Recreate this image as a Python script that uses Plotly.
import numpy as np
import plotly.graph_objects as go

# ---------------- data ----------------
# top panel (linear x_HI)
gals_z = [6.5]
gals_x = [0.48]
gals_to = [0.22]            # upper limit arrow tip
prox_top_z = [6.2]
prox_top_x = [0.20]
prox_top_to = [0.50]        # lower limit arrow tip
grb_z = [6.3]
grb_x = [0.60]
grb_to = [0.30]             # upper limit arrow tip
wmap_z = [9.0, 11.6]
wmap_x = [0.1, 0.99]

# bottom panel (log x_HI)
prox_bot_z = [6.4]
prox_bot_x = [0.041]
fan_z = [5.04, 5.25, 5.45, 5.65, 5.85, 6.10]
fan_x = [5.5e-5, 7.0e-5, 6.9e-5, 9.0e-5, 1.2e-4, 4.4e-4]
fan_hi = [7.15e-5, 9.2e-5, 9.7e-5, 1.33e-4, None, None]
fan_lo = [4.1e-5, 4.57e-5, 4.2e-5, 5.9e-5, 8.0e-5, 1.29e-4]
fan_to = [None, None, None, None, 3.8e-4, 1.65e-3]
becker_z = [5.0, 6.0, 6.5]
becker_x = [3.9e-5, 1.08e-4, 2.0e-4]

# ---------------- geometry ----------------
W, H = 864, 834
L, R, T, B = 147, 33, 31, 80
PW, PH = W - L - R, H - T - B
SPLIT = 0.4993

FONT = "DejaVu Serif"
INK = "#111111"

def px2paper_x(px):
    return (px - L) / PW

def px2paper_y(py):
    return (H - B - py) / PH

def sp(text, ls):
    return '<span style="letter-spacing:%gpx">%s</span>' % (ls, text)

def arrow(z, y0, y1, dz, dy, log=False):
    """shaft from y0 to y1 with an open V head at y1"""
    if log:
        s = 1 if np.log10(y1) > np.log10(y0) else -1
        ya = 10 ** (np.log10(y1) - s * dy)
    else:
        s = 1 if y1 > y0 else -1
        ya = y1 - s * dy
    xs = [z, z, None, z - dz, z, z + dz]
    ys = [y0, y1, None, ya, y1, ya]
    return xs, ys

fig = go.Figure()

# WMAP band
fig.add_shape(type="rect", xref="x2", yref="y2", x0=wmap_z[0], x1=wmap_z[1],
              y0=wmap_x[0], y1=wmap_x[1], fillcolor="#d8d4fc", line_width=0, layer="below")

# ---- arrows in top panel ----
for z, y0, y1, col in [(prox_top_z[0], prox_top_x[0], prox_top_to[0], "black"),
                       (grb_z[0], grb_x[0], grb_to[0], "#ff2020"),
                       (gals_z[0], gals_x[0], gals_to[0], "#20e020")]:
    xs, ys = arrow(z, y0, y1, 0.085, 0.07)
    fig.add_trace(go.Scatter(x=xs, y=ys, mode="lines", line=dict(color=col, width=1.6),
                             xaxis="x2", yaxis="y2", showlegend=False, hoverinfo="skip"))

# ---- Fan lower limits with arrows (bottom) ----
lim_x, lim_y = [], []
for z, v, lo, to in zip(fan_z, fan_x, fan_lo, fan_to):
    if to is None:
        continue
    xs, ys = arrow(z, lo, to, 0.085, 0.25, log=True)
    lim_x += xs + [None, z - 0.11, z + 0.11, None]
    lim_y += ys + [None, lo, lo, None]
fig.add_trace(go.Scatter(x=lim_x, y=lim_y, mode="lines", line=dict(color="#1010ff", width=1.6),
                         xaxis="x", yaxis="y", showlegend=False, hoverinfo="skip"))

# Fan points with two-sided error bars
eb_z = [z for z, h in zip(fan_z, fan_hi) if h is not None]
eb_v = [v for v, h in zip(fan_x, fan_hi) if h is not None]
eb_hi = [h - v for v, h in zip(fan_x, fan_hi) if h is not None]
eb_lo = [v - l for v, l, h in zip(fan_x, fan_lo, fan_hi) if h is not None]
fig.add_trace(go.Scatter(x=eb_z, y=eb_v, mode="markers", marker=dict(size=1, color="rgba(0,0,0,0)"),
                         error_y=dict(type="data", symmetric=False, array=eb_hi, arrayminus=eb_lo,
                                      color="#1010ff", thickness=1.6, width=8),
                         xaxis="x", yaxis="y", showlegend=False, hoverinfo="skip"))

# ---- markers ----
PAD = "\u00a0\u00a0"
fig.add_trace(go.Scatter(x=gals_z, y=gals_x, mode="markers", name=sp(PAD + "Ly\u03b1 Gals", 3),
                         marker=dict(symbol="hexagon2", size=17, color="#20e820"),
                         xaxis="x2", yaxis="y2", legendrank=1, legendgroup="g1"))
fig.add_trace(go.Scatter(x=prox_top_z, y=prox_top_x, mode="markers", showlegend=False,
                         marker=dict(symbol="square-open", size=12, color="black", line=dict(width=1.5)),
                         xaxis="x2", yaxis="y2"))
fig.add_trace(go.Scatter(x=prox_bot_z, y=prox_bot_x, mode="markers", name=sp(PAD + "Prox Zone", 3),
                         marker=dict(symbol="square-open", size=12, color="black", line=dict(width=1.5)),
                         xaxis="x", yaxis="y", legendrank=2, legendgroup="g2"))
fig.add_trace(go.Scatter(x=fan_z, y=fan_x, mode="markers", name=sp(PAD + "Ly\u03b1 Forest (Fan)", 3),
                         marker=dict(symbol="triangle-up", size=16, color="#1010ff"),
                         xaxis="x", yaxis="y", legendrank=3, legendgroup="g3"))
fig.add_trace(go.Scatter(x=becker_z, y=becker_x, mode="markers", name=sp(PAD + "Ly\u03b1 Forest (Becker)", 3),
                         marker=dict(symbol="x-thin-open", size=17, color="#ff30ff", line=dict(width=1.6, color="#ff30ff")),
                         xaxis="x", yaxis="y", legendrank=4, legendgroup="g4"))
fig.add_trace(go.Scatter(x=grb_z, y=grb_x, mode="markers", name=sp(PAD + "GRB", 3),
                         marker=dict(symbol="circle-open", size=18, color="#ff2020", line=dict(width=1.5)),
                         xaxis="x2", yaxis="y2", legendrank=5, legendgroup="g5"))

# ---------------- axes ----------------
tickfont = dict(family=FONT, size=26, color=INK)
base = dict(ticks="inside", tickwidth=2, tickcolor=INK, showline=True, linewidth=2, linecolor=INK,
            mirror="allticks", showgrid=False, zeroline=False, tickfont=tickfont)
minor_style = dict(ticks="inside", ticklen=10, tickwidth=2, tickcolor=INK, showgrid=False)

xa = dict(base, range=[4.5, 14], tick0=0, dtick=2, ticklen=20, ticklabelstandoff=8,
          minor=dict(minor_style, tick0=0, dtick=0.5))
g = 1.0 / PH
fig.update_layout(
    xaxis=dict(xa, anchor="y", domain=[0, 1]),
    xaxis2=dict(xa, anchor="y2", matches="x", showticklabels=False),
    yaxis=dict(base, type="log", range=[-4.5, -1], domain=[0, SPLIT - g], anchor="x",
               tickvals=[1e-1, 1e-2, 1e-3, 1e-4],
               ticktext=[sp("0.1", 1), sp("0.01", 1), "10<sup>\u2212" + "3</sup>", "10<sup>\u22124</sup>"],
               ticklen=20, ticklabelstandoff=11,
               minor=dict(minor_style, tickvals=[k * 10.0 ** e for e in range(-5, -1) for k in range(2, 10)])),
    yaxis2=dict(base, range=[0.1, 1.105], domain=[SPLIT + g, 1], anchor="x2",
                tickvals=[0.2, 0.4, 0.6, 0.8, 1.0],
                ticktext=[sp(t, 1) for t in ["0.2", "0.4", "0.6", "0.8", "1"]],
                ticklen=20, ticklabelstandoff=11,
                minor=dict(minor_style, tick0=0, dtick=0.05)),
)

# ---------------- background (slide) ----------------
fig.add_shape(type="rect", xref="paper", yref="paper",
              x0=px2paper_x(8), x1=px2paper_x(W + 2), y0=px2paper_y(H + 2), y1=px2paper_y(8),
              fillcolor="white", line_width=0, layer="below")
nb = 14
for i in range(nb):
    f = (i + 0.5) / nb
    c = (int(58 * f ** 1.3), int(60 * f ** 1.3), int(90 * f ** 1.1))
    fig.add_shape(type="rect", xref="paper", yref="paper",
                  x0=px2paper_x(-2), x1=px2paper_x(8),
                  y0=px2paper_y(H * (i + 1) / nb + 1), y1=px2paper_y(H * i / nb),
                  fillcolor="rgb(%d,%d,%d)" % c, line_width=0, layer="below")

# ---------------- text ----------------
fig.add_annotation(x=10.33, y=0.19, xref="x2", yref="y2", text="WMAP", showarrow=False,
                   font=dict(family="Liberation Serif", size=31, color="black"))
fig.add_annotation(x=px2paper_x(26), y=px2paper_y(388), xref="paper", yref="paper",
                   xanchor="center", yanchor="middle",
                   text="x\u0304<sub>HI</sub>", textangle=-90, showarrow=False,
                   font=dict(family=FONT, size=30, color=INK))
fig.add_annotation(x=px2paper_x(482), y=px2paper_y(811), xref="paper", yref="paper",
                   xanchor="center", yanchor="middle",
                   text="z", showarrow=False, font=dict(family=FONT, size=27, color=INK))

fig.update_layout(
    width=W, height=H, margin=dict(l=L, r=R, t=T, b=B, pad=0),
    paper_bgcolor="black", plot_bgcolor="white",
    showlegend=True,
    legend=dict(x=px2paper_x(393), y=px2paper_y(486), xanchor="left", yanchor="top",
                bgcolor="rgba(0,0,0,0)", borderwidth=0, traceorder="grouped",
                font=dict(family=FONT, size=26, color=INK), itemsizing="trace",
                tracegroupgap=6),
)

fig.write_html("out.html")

### GIVEN TASK
Give back exactly the material above from its opening line to the line bearing "wmap_x = [0.1, 0.99]".

### WORKED SOLUTION
Recreate this image as a Python script that uses Plotly.
import numpy as np
import plotly.graph_objects as go

# ---------------- data ----------------
# top panel (linear x_HI)
gals_z = [6.5]
gals_x = [0.48]
gals_to = [0.22]            # upper limit arrow tip
prox_top_z = [6.2]
prox_top_x = [0.20]
prox_top_to = [0.50]        # lower limit arrow tip
grb_z = [6.3]
grb_x = [0.60]
grb_to = [0.30]             # upper limit arrow tip
wmap_z = [9.0, 11.6]
wmap_x = [0.1, 0.99]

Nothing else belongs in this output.